■ Problem to solve ■
Leave out the pictures and restate the rest of the data exactly.
▽
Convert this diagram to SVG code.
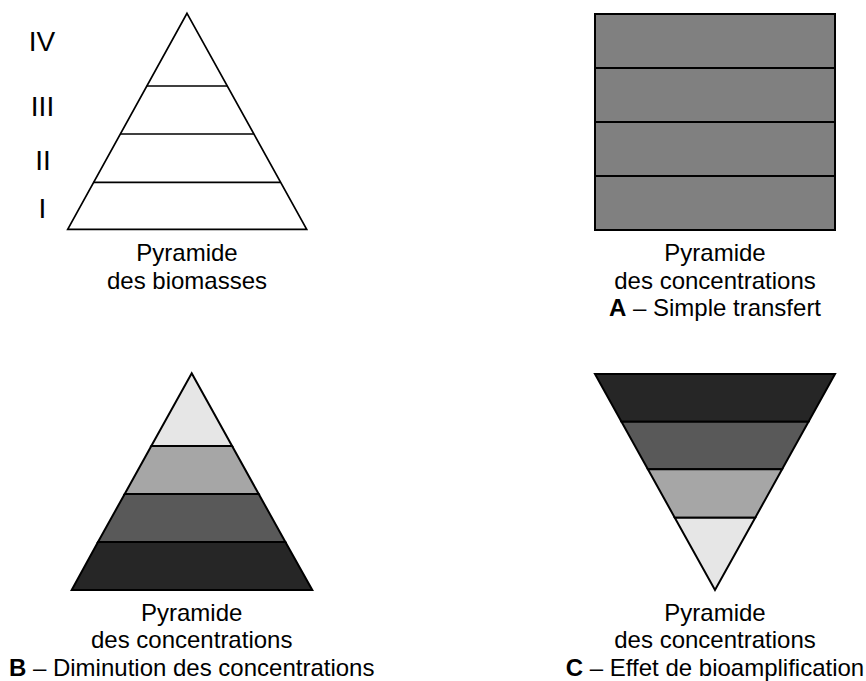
<svg xmlns="http://www.w3.org/2000/svg" width="866" height="681" viewBox="0 0 866 681">
<style>
text{font-family:"Liberation Sans",Arial,sans-serif;fill:#000}
.cap{font-size:24px;text-anchor:middle}
.num{font-size:28px;text-anchor:middle}
.b{font-weight:bold}
.band{stroke:#000;stroke-width:2;stroke-linejoin:miter}
.l1{fill:#e6e6e6}.l2{fill:#a6a6a6}.l3{fill:#595959}.l4{fill:#262626}
.ol{fill:none;stroke:#000;stroke-width:1.7}
</style>
<rect width="866" height="681" fill="#fff"/>
<g id="biomasses">
<polygon class="ol" points="187,13.3 306.7,229.3 67.7,229.3"/>
<line class="ol" x1="146.8" y1="86" x2="227.2" y2="86"/>
<line class="ol" x1="120.2" y1="134" x2="253.8" y2="134"/>
<line class="ol" x1="93.5" y1="182.3" x2="280.5" y2="182.3"/>
<text class="num" x="42" y="51">IV</text>
<text class="num" x="42.5" y="115.7">III</text>
<text class="num" x="43" y="170">II</text>
<text class="num" x="42.5" y="218.3">I</text>
<text class="cap" x="187" y="261">Pyramide</text>
<text class="cap" x="187" y="288.6">des biomasses</text>
</g>
<g id="A">
<rect class="band" x="595" y="14" width="240" height="54" fill="#808080"/>
<rect class="band" x="595" y="68" width="240" height="54" fill="#808080"/>
<rect class="band" x="595" y="122" width="240" height="54" fill="#808080"/>
<rect class="band" x="595" y="176" width="240" height="54" fill="#808080"/>
<text class="cap" x="715" y="261">Pyramide</text>
<text class="cap" x="715" y="288.6">des concentrations</text>
<text class="cap" x="715" y="316.2"><tspan class="b">A</tspan> – Simple transfert</text>
</g>
<g id="B">
<polygon class="band l4" points="98,542 285.4,542 312.3,590 71.7,590"/>
<polygon class="band l3" points="124.7,494 258.7,494 285.4,542 98,542"/>
<polygon class="band l2" points="151.3,446 232.1,446 258.7,494 124.7,494"/>
<polygon class="band l1" points="191.7,373.3 232.1,446 151.3,446"/>
<text class="cap" x="191.7" y="620.7">Pyramide</text>
<text class="cap" x="191.7" y="648.3">des concentrations</text>
<text class="cap" x="191.7" y="676"><tspan class="b">B</tspan> – Diminution des concentrations</text>
</g>
<g id="C">
<polygon class="band l4" points="595,374 835,374 808.5,421.7 621.5,421.7"/>
<polygon class="band l3" points="621.5,421.7 808.5,421.7 782.1,469.3 647.9,469.3"/>
<polygon class="band l2" points="647.9,469.3 782.1,469.3 755.2,517.7 674.8,517.7"/>
<polygon class="band l1" points="674.8,517.7 755.2,517.7 715,590"/>
<text class="cap" x="715" y="620.7">Pyramide</text>
<text class="cap" x="715" y="648.3">des concentrations</text>
<text class="cap" x="715" y="676"><tspan class="b">C</tspan> – Effet de bioamplification</text>
</g>
<g id="connectors"></g>
</svg>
△
■ Solution for this exercise ■
Convert this diagram to SVG code.
<svg xmlns="http://www.w3.org/2000/svg" width="866" height="681" viewBox="0 0 866 681">
<style>
text{font-family:"Liberation Sans",Arial,sans-serif;fill:#000}
.cap{font-size:24px;text-anchor:middle}
.num{font-size:28px;text-anchor:middle}
.b{font-weight:bold}
.band{stroke:#000;stroke-width:2;stroke-linejoin:miter}
.l1{fill:#e6e6e6}.l2{fill:#a6a6a6}.l3{fill:#595959}.l4{fill:#262626}
.ol{fill:none;stroke:#000;stroke-width:1.7}
</style>
<rect width="866" height="681" fill="#fff"/>
<g id="biomasses">
<polygon class="ol" points="187,13.3 306.7,229.3 67.7,229.3"/>
<line class="ol" x1="146.8" y1="86" x2="227.2" y2="86"/>
<line class="ol" x1="120.2" y1="134" x2="253.8" y2="134"/>
<line class="ol" x1="93.5" y1="182.3" x2="280.5" y2="182.3"/>
<text class="num" x="42" y="51">IV</text>
<text class="num" x="42.5" y="115.7">III</text>
<text class="num" x="43" y="170">II</text>
<text class="num" x="42.5" y="218.3">I</text>
<text class="cap" x="187" y="261">Pyramide</text>
<text class="cap" x="187" y="288.6">des biomasses</text>
</g>
<g id="A">
<rect class="band" x="595" y="14" width="240" height="54" fill="#808080"/>
<rect class="band" x="595" y="68" width="240" height="54" fill="#808080"/>
<rect class="band" x="595" y="122" width="240" height="54" fill="#808080"/>
<rect class="band" x="595" y="176" width="240" height="54" fill="#808080"/>
<text class="cap" x="715" y="261">Pyramide</text>
<text class="cap" x="715" y="288.6">des concentrations</text>
<text class="cap" x="715" y="316.2"><tspan class="b">A</tspan> – Simple transfert</text>
</g>
<g id="B">
<polygon class="band l4" points="98,542 285.4,542 312.3,590 71.7,590"/>
<polygon class="band l3" points="124.7,494 258.7,494 285.4,542 98,542"/>
<polygon class="band l2" points="151.3,446 232.1,446 258.7,494 124.7,494"/>
<polygon class="band l1" points="191.7,373.3 232.1,446 151.3,446"/>
<text class="cap" x="191.7" y="620.7">Pyramide</text>
<text class="cap" x="191.7" y="648.3">des concentrations</text>
<text class="cap" x="191.7" y="676"><tspan class="b">B</tspan> – Diminution des concentrations</text>
</g>
<g id="C">
<polygon class="band l4" points="595,374 835,374 808.5,421.7 621.5,421.7"/>
<polygon class="band l3" points="621.5,421.7 808.5,421.7 782.1,469.3 647.9,469.3"/>
<polygon class="band l2" points="647.9,469.3 782.1,469.3 755.2,517.7 674.8,517.7"/>
<polygon class="band l1" points="674.8,517.7 755.2,517.7 715,590"/>
<text class="cap" x="715" y="620.7">Pyramide</text>
<text class="cap" x="715" y="648.3">des concentrations</text>
<text class="cap" x="715" y="676"><tspan class="b">C</tspan> – Effet de bioamplification</text>
</g>
<g id="connectors"></g>
</svg>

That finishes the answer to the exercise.